Nikolay Mescherin. Away from Vanity
13 February - 19 May
The exhibition “Nikolay Mescherin. Away from Vanity” is the shared work of the Museum of Russian Impressionism and The State Tretyakov Gallery. The exhibition reveals to the public for the first time in many years the work of this talented and unique artist from the beginning of the 20th century. Nikolay Vasilievich Mescherin was a participant in the biggest exhibition alliance in Russia, “Union of Russian Artists”. Along with such prominent masters as Konstantin Korovin, Boris Kustodiev, and Igor Grabar, Mescherin worked to develop the Impressionism movement in the local art school at the turn of the century.
Sergei Diaghilev chose five paintings by Nikolay Mescherin as part of the Autumn Salon in Paris in 1906. This exhibition was called “Two Centuries of Russian Art and Sculpture” and was called by contemporaries as an“international art event”. The exhibition took place in 12 halls of the Grand Palais and included 750 objects by 103 masters. It demonstrated the steps of development of Russian art: from ancient icons to the modern tendencies of the beginning of the century. The participation of Nikolay Mescherin in Paris Salon shows high appraisal of his artwork.
Nikolay Vasilievich Mescherin was born in Moscow to a patriarchal family of merchants. His father, Vasiliy Efremovich Mescherin, was a merchant in the first guild and a founder of the Danilovskaya textile manufacture, one of the largest weaving productions in Russia. According to long-standing tradition, as the oldest son and heir, Nikolay Mescherin had to run the factory after his father’s death. But Mescherin-son had neither talent nor interest in complicated finances and manufacturing mechanisms. He was more interested in art, photography, and painting. At that time, representatives of well-known merchant dynasties frequently became art patrons and collectors, but few decided to paint themselves.
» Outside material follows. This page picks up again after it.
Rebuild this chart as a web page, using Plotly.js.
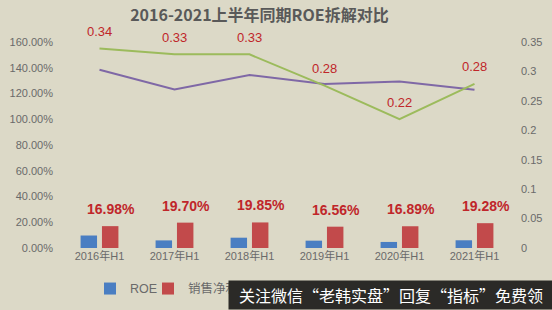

Nikolay Mescherin found an escape from big city vanity in their family country estate, Dugino. Surrounded by cozy villages, interminable meadows, and forests was his workshop under the sky. Nikolay Mescherin primarily painted landscapes. All of us have childhood memories of nature such as snowy forests, lilac spring park alleys, meadows full of bright summer flowers, and groves covered by the gold and purple of autumn. These memories return to us in adulthood by accident. A light fragrance, landscape viewed from a window, filmed image or found photo remind us about moments of freedom and happiness, joy and excitement. They take us back to a forgotten world of trouble-free childhood. Nikolay Mescherin showed such memories of well-known places and favorite parts of nature in his artworks.
He came to the world of painting through photography. Author’s prints signed by Nikolay Mescherin from the Collection of Manuscript Department of the State Tretyakov Gallery are exhibited for the first time here. These photos, dated 1886–1887, demonstrate the artist’s interest in opportunities of photography to depict the fast-changing surrounding nature. Later, turning to painting, Mescherin looked to the beauty and poetry of snowy villages, endless meadows, and changeable sky. Characterizing traits of Mescherin’s mature, plein-air period are clear scene construction and unrestrained colors.
An essential part of the exhibition “Nikolay Mescherin. Away from Vanity” is selected paintings given to the Tretyakov Gallery in 2007 by Nikolay Aleksandrovich Gagman, an art historian, employee of Russian Art Scientific and Restoration Centre named after Igor. Grabar. . The basis of this collection is the works bought by his father from Nikolay Mescherin’s widow—Lidia Ivanovna Goryacheva-Mescherina—in the 1920s. The exhibition became possible mostly due to Nikolay Gagman’s research. He not only kept up the collection but also became the leading researcher of Mescherin’s heritage and personality. In the catalogue for the first solo exhibition of Nikolay Mescherin’s works, he writes about both the artist’s paintings in state museums from Astrakhan to Irkutsk, as well as those in private collections.
Along with Nikolay Mescherin’s paintings and photographs, there are works of artists who worked in Mescherin’s country estate Dugino. Isaak Levitan, Igor Grabar, Vasiliy Perepletchikov, Aleksey Stepanov, Manuil Aladgalov, Aleksey Korin, Apollinariy Vasnetsov liked visiting this place. It became the so-called “Barbizon”, located 28 kilometers away from Moscow in the Podolsk region in the picturesque loop of the river Pakhra. There was a comfortable workshop for artists who visited it, and a local carriage driver took them to paint plein-air at any time of day or night. In hospitable Dugino, everything was for leisure and creative activities. Paintings made at the estate and its surroundings inspire us and let us create a unique world—that world away from vanity, which was so precious for Nikolay Mescherin.